I didn’t count noses. It’s tough to count from the midst of a sea of humanity. I’ve since seen back-and-forth posts from attendees at the March for Life and the following day’s “women’s march,” with squabbles over crowd size that sound like some chief executive tweeting about who’s got a bigger button.

I can assure you of a few things: the March for Life is not a diminishing phenomenon. It continues to attract marchers of all ages. It’s also a rallying point for new pro-life coalitions and groups (like the former abortion workers of And Then There Were None) that couldn’t have been imagined back when Nellie Gray organized the first March for Life in 1974.

March for Life 2018
The view from mid-crowd at March for Life 2018, passing by National Archives in Washington.

I missed the President’s pre-March rally video-link greeting, choosing instead to meet with a group from New Wave Feminists who were hosting a rally of their own before joining the March.

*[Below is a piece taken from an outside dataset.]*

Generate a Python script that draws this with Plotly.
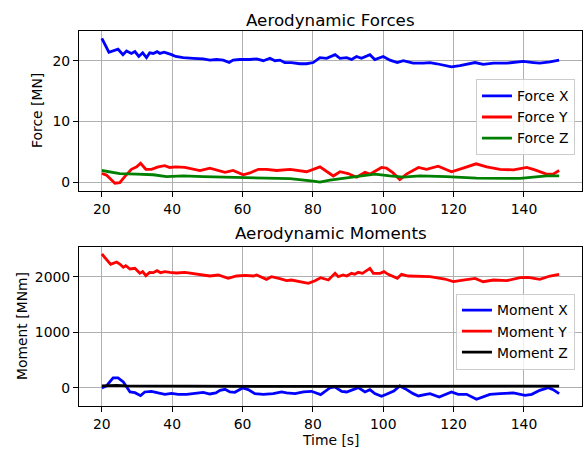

If you think all pro-lifers are alike, NWF will burst your bubble. And it’ll be fun.

During the March, I lost track of my marching companions not once but twice. It was tough to stay in touch with them even via text, as the sheer number of people making social media posts from the March affected local cell service. No problem: this was a good day to make new friends and to bump into old ones.

Next year’s March for Life in D.C. will be on Friday, January 18, 2019.